In the past couple of years, we’ve seen considerable expansion of this feature within Search. From Featured Snippets to Image Search, and now product-related features.

With Featured Snippets, refinement bubbles were reported to be rolling out as a component in April of 2018. It appears this is still a component in some capacity:

featured snippet refinement bubbles example

The above result shows a Featured Snippet being triggered for a query. Before selecting an option, the standard FS displays, but with several refinement bubbles to choose from.

After a refinement bubble is selected, you’re then able to quickly scroll through other related results until you find a FS that piques your interest.

The same can be seen with Image Search-related features. Just under a year ago, I found that Google had decided to incorporate the feature into images in web search on desktop.

Here’s what this looked like before:

image search refinement before

And after:

image search refinement after

This information provides a lot of insight for SEOs, allowing them to see related queries for Image Search results. In this case, clicking an option takes you directly there.

The result being filtering of Image Search results, with targeted Ads in the form of PLAs and images taken from a website’s product page (with alt text being the primary reference point):

Image Search Google Refinement Bubbles

On the surface level, it appears as if there are Ads at the top and just images in the generic results. But if you select an image, you’ll see that the product Structured Data is also visible here:

Image Search Showing Structured Data for Images

Following these refinement bubbles can really take you on a journey through Search for product discovery.

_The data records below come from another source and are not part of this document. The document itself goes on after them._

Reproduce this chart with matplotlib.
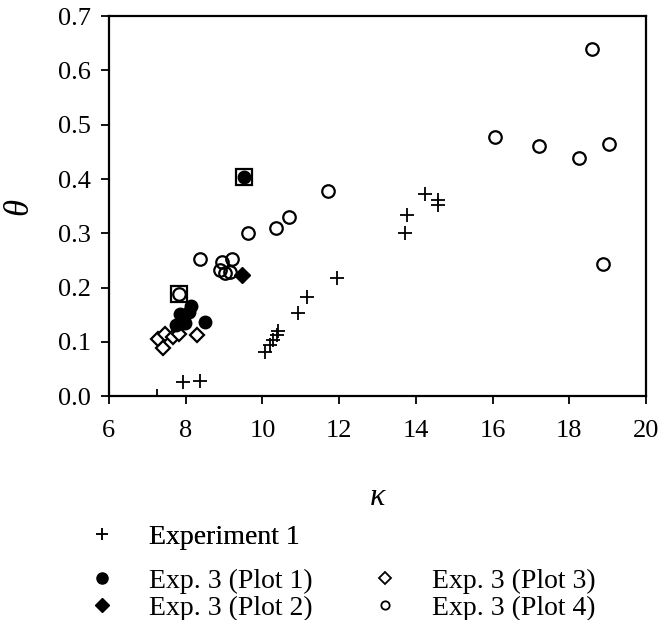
import matplotlib
matplotlib.use("Agg")
import matplotlib.pyplot as plt
from matplotlib.lines import Line2D

plt.rcParams['font.family'] = ['Liberation Serif', 'DejaVu Serif']

# Experiment 1 (plus signs)
exp1_k = [7.25, 7.92, 8.37, 10.07, 10.20, 10.28, 10.37, 10.41, 10.93, 11.15,
          11.95, 13.72, 13.76, 14.24, 14.58, 14.58]
exp1_t = [0.000, 0.026, 0.028, 0.082, 0.094, 0.103, 0.112, 0.120, 0.153, 0.182,
          0.218, 0.300, 0.333, 0.373, 0.361, 0.353]

# Exp. 3, plot 1 (filled circles)
p1_k = [9.52, 8.13, 8.09, 7.85, 8.50, 7.76, 7.98]
p1_t = [0.404, 0.166, 0.155, 0.151, 0.136, 0.131, 0.134]

# Exp. 3, plot 2 (filled diamond)
p2_k = [9.48]
p2_t = [0.223]

# Exp. 3, plot 3 (open diamonds)
p3_k = [7.29, 7.46, 7.42, 7.68, 7.83, 8.29]
p3_t = [0.106, 0.115, 0.088, 0.109, 0.115, 0.112]

# Exp. 3, plot 4 (open circles)
p4_k = [18.60, 16.06, 17.22, 19.04, 18.26, 18.87, 11.70, 10.69, 10.35, 9.63,
        8.37, 8.94, 9.20, 8.89, 9.02, 9.15, 7.83]
p4_t = [0.640, 0.477, 0.461, 0.465, 0.439, 0.244, 0.378, 0.330, 0.309, 0.301,
        0.252, 0.247, 0.252, 0.232, 0.226, 0.229, 0.189]

# points drawn with a square box around them
box_k = [9.52, 7.83]
box_t = [0.404, 0.189]

x_ticks = [6, 8, 10, 12, 14, 16, 18, 20]
y_ticks = [0.0, 0.1, 0.2, 0.3, 0.4, 0.5, 0.6, 0.7]

fig = plt.figure(figsize=(6.6, 6.2), dpi=100)
ax = fig.add_axes([0.165, 0.361, 0.814, 0.613])

ax.plot(exp1_k, exp1_t, linestyle='none', marker='+', markersize=10,
        markeredgewidth=1.3, color='black', zorder=3)
ax.plot(p4_k, p4_t, linestyle='none', marker='o', markersize=9,
        markerfacecolor='none', markeredgewidth=1.6, color='black', zorder=3)
ax.plot(p3_k, p3_t, linestyle='none', marker='D', markersize=7.5,
        markerfacecolor='white', markeredgewidth=1.6, color='black', zorder=4)
ax.plot(p1_k, p1_t, linestyle='none', marker='o', markersize=9,
        color='black', zorder=5)
ax.plot(p2_k, p2_t, linestyle='none', marker='D', markersize=8,
        color='black', zorder=5)
ax.plot(box_k, box_t, linestyle='none', marker='s', markersize=11,
        markerfacecolor='none', markeredgewidth=1.6, color='black', zorder=6)

ax.set_xlim(6, 20)
ax.set_ylim(0, 0.7)
ax.set_xticks(x_ticks)
ax.set_yticks(y_ticks)
ax.set_yticklabels([f'{v:.1f}' for v in y_ticks])
ax.tick_params(axis='both', direction='out', length=6, width=1.3,
               labelsize=19, color='black')
ax.tick_params(axis='x', pad=11)
ax.tick_params(axis='y', pad=7)
for s in ax.spines.values():
    s.set_linewidth(1.6)

ax.set_xlabel('κ', fontsize=23, fontstyle='italic', labelpad=30)
ax.set_ylabel('θ', fontsize=25, fontstyle='italic', labelpad=16)

h_exp1 = Line2D([], [], linestyle='none', marker='+', markersize=8,
                markeredgewidth=1.1, color='black')
h_p1 = Line2D([], [], linestyle='none', marker='o', markersize=8, color='black')
h_p2 = Line2D([], [], linestyle='none', marker='D', markersize=7, color='black')
h_p3 = Line2D([], [], linestyle='none', marker='D', markersize=6,
              markerfacecolor='none', markeredgewidth=1.3, color='black')
h_p4 = Line2D([], [], linestyle='none', marker='o', markersize=6,
              markerfacecolor='none', markeredgewidth=1.3, color='black')

leg_kw = dict(frameon=False, fontsize=20, handlelength=1.0, handletextpad=1.2,
              borderaxespad=0, borderpad=0)
leg1 = fig.legend([h_exp1], ['Experiment 1'], loc='center left',
                  bbox_to_anchor=(0.133, 0.134), **leg_kw)
fig.legend([h_p1, h_p2, h_p3, h_p4],
           ['Exp. 3 (Plot 1)', 'Exp. 3 (Plot 2)', 'Exp. 3 (Plot 3)', 'Exp. 3 (Plot 4)'],
           ncol=2, loc='center left', bbox_to_anchor=(0.133, 0.041),
           columnspacing=2.1, labelspacing=0.05, **leg_kw)
fig.add_artist(leg1)

fig.savefig('out.png', dpi=100)
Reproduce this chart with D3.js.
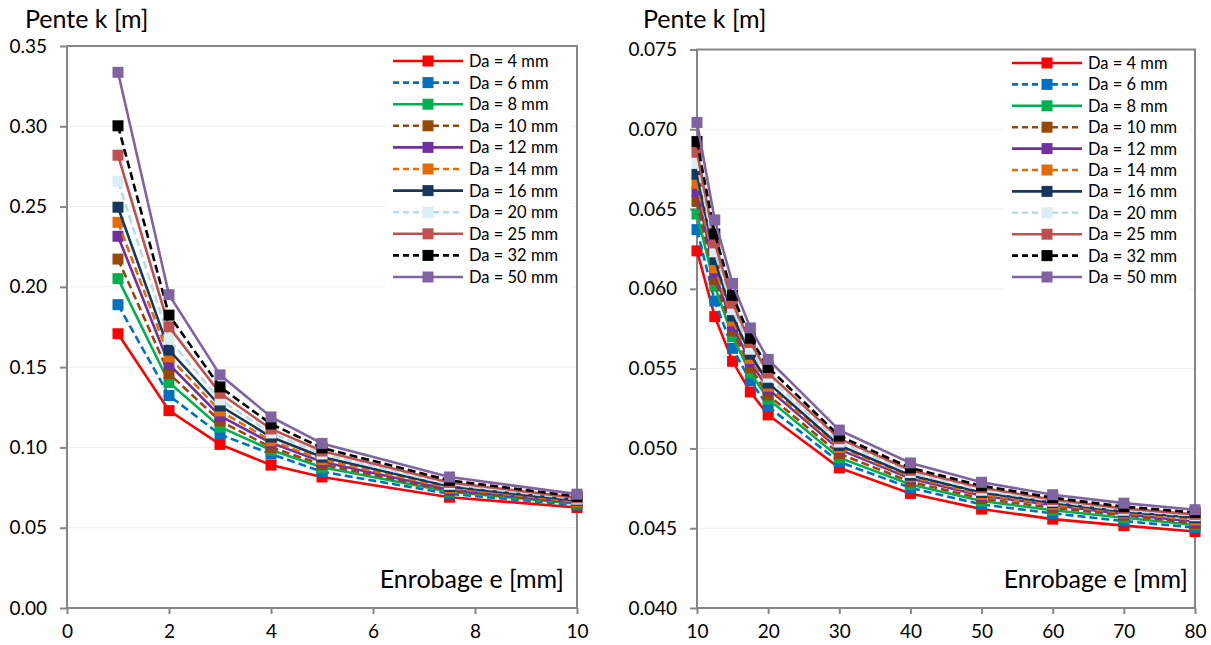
<!DOCTYPE html>
<html>
<head>
<meta charset="utf-8">
<script src="https://cdn.jsdelivr.net/npm/d3@7"></script>
<style>
  body { margin: 0; background: #fff; }
  svg { display: block; font-family: Lato, "Open Sans", sans-serif; }
</style>
</head>
<body>
<svg id="chart" width="1211" height="645"></svg>
<script>
// series labels and styles
var daLabels = ["Da = 4 mm", "Da = 6 mm", "Da = 8 mm", "Da = 10 mm", "Da = 12 mm", "Da = 14 mm",
    "Da = 16 mm", "Da = 20 mm", "Da = 25 mm", "Da = 32 mm", "Da = 50 mm"];
var lineColors = ["#ff0000", "#0070c0", "#00b050", "#974706", "#7030a0", "#e36c09",
    "#17375e", "#b7dee8", "#c0504d", "#000000", "#8064a2"];
var markerColors = ["#ff0000", "#0070c0", "#00b050", "#974706", "#7030a0", "#e36c09",
    "#17375e", "#dbeef4", "#c0504d", "#000000", "#8064a2"];
var dashed = [false, true, false, true, false, true, false, true, false, true, false];

// left chart: enrobage 1..10 mm
var eLeft = [1, 2, 3, 4, 5, 7.5, 10];
var kLeft = [
    [0.1708, 0.1229, 0.1019, 0.0890, 0.0816, 0.0690, 0.0626],
    [0.1889, 0.1323, 0.1081, 0.0959, 0.0849, 0.0711, 0.0641],
    [0.2051, 0.1404, 0.1128, 0.0984, 0.0876, 0.0724, 0.0649],
    [0.2173, 0.1460, 0.1165, 0.1000, 0.0894, 0.0730, 0.0655],
    [0.2315, 0.1518, 0.1196, 0.1028, 0.0911, 0.0736, 0.0658],
    [0.2402, 0.1564, 0.1227, 0.1042, 0.0924, 0.0747, 0.0661],
    [0.2496, 0.1606, 0.1259, 0.1065, 0.0940, 0.0757, 0.0670],
    [0.2658, 0.1674, 0.1296, 0.1090, 0.0959, 0.0770, 0.0678],
    [0.2820, 0.1751, 0.1337, 0.1115, 0.0978, 0.0782, 0.0686],
    [0.3003, 0.1824, 0.1377, 0.1146, 0.0997, 0.0795, 0.0695],
    [0.3336, 0.1951, 0.1452, 0.1190, 0.1025, 0.0816, 0.0709]
];
var xTicksLeft = [0, 2, 4, 6, 8, 10];
var yTicksLeft = [0, 0.05, 0.10, 0.15, 0.20, 0.25, 0.30, 0.35];

// right chart: enrobage 10..80 mm
var eRight = [10, 12.5, 15, 17.5, 20, 30, 40, 50, 60, 70, 80];
var kRight = [
    [0.06238, 0.05826, 0.05546, 0.05354, 0.05210, 0.04878, 0.04718, 0.04620, 0.04557, 0.04516, 0.04479],
    [0.06371, 0.05924, 0.05627, 0.05425, 0.05262, 0.04915, 0.04753, 0.04649, 0.04593, 0.04545, 0.04504],
    [0.06469, 0.06017, 0.05700, 0.05473, 0.05310, 0.04942, 0.04774, 0.04670, 0.04613, 0.04566, 0.04520],
    [0.06548, 0.06059, 0.05737, 0.05508, 0.05335, 0.04967, 0.04791, 0.04686, 0.04628, 0.04582, 0.04530],
    [0.06610, 0.06101, 0.05770, 0.05543, 0.05373, 0.04994, 0.04811, 0.04703, 0.04645, 0.04588, 0.04540],
    [0.06662, 0.06132, 0.05800, 0.05564, 0.05390, 0.05005, 0.04822, 0.04711, 0.04649, 0.04595, 0.04551],
    [0.06719, 0.06184, 0.05830, 0.05591, 0.05410, 0.05019, 0.04832, 0.04724, 0.04660, 0.04603, 0.04566],
    [0.06787, 0.06232, 0.05870, 0.05622, 0.05446, 0.05040, 0.04849, 0.04738, 0.04670, 0.04613, 0.04578],
    [0.06856, 0.06288, 0.05910, 0.05664, 0.05473, 0.05061, 0.04863, 0.04753, 0.04680, 0.04624, 0.04587],
    [0.06923, 0.06344, 0.05960, 0.05691, 0.05508, 0.05078, 0.04878, 0.04766, 0.04691, 0.04635, 0.04599],
    [0.07043, 0.06432, 0.06034, 0.05755, 0.05558, 0.05115, 0.04909, 0.04788, 0.04710, 0.04657, 0.04616]
];
var xTicksRight = [10, 20, 30, 40, 50, 60, 70, 80];
var yTicksRight = [0.040, 0.045, 0.050, 0.055, 0.060, 0.065, 0.070, 0.075];

var svg = d3.select("#chart");
var axisColor = "#868686";

function drawPanel(p) {
    var x = d3.scaleLinear().domain(p.xDomain).range([p.left, p.right]);
    var y = d3.scaleLinear().domain(p.yDomain).range([p.bottom, p.top]);
    var g = svg.append("g");

    // gridlines
    g.selectAll(".grid")
        .data(p.yTicks.slice(1, -1))
        .enter()
        .append("line")
        .attr("x1", p.left).attr("x2", p.right)
        .attr("y1", d => y(d)).attr("y2", d => y(d))
        .attr("stroke", "#efefef")
        .attr("stroke-width", 1);

    // legend background (drawn under the series, like excel)
    g.append("rect")
        .attr("x", p.legendX - 8)
        .attr("y", p.legendY - 13)
        .attr("width", p.right - p.legendX + 2)
        .attr("height", daLabels.length * p.legendStep + 6)
        .attr("fill", "#fff");

    // plot border
    g.append("rect")
        .attr("x", p.left).attr("y", p.top)
        .attr("width", p.right - p.left).attr("height", p.bottom - p.top)
        .attr("fill", "none")
        .attr("stroke", axisColor)
        .attr("stroke-width", 2);

    var yAxis = g.append("g")
        .attr("transform", "translate(" + p.left + ",0)")
        .call(d3.axisLeft(y).tickValues(p.yTicks).tickFormat(d3.format(p.yFormat)).tickSize(7).tickSizeOuter(0).tickPadding(13));
    var xAxis = g.append("g")
        .attr("transform", "translate(0," + p.bottom + ")")
        .call(d3.axisBottom(x).tickValues(p.xTicks).tickFormat(d3.format("d")).tickSize(6).tickSizeOuter(0).tickPadding(11));
    [yAxis, xAxis].forEach(a => {
        a.select(".domain").remove();
        a.selectAll(".tick line").attr("stroke", axisColor).attr("stroke-width", 2);
        a.selectAll(".tick text")
            .attr("fill", "#000")
            .style("font-family", "Lato, 'Open Sans', sans-serif")
            .style("font-size", "19px");
    });

    var line = d3.line()
        .x(d => x(d[0]))
        .y(d => y(d[1]));

    p.values.forEach((vals, i) => {
        var pts = vals.map((v, j) => [p.xs[j], v]);
        var s = g.append("g");
        s.append("path")
            .attr("d", line(pts))
            .attr("fill", "none")
            .attr("stroke", lineColors[i])
            .attr("stroke-width", 2.6)
            .attr("stroke-dasharray", dashed[i] ? "8,4" : null);
        s.selectAll("rect")
            .data(pts)
            .enter()
            .append("rect")
            .attr("x", d => x(d[0]) - 5.5)
            .attr("y", d => y(d[1]) - 5.5)
            .attr("width", 11)
            .attr("height", 11)
            .attr("fill", markerColors[i]);
    });

    // legend
    var leg = g.selectAll(".leg")
        .data(daLabels)
        .enter()
        .append("g")
        .attr("transform", (d, i) => "translate(" + p.legendX + "," + (p.legendY + i * p.legendStep) + ")");
    leg.append("line")
        .attr("x1", 0).attr("x2", 70)
        .attr("stroke", (d, i) => lineColors[i])
        .attr("stroke-width", 2.6)
        .attr("stroke-dasharray", (d, i) => dashed[i] ? "6,4" : null);
    leg.append("rect")
        .attr("x", 29.5).attr("y", -5.5)
        .attr("width", 11).attr("height", 11)
        .attr("fill", (d, i) => markerColors[i]);
    leg.append("text")
        .attr("x", 76)
        .attr("y", 6)
        .style("font-size", "16.5px")
        .text(d => d);

    // axis titles
    g.append("text")
        .attr("x", p.titleX)
        .attr("y", 28)
        .style("font-size", "25px")
        .text("Pente k [m]");
    g.append("text")
        .attr("x", p.xTitleEnd)
        .attr("y", 588)
        .attr("text-anchor", "end")
        .style("font-size", "25px")
        .text("Enrobage e [mm]");
}

drawPanel({
    left: 67, right: 577, top: 46, bottom: 608,
    xDomain: [0, 10], yDomain: [0, 0.35],
    xTicks: xTicksLeft, yTicks: yTicksLeft, yFormat: ".2f",
    xs: eLeft, values: kLeft,
    legendX: 393, legendY: 61, legendStep: 21.6,
    titleX: 25, xTitleEnd: 564
});
drawPanel({
    left: 697, right: 1195, top: 49.5, bottom: 608,
    xDomain: [10, 80], yDomain: [0.040, 0.075],
    xTicks: xTicksRight, yTicks: yTicksRight, yFormat: ".3f",
    xs: eRight, values: kRight,
    legendX: 1012, legendY: 63, legendStep: 21.4,
    titleX: 643, xTitleEnd: 1188
});
</script>
</body>
</html>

Many of which support you along the way for potential purchasing intent.

More recently, I found that Google was starting to show the refinement bubbles that we had gotten accustomed to alongside Organic Product Carousels on desktop.

It was however quite basic functionality, which just took you to a completely new search – without the same advanced filtering that we were seeing in Image Search.

Popular Products Refinement Bubbles

I’m now seeing this expand even further, which prompted this post. I saw this feature functioning with PLAs for the first time maybe a couple of months back, but now it’s rolled out to the Popular Product Carousel.

As mentioned above, it was previously quite basic functionality. The mobile version of this has proven to be considerably more advanced and probably works more like Google would have intended.

popular product refinement example

And the same can be seen for the Product Listing Ads (which I believe has been happening for longer):

PLA refinement bubble example

On the Organic Product Carousel side of things, this feature is something that I’ve written about extensively and I regularly reference my post as an explanation if you haven’t seen it yet.

The difference between the refinement bubbles I’m seeing now on mobile compared to my previous sighting on desktop is that the filtering works directly within web search.

As a user, this is incredibly useful. For instance, with the PLAs, you’re not taken to the ‘Shopping’ tab (which is how Image Search works). You can filter directly where you are.

And the same goes for the Popular Products Carousel. You can refine as far as you like – potentially leaving you with a single search result. Once selected, you can proceed to wherever you’d like to purchase.

With Organic Product Carousels, this presents a potentially problematic situation. If you read the full quote from Cindy Krum in the post I linked to above, Cindy mentions that there’s are a lot of clicks between the Organic Product Carousel listings and your website’s product page.

This is all independent of the refinement bubble situation (Google is just getting you to this moment faster), but it can be a big roadblock for an on-site purchase.

Refinement bubbles operate in various ways, some more useful than others. The latest addition feels like more of a useful one for the searcher for the most part.

Let’s see if the trend of refinement bubbles continues into 2020.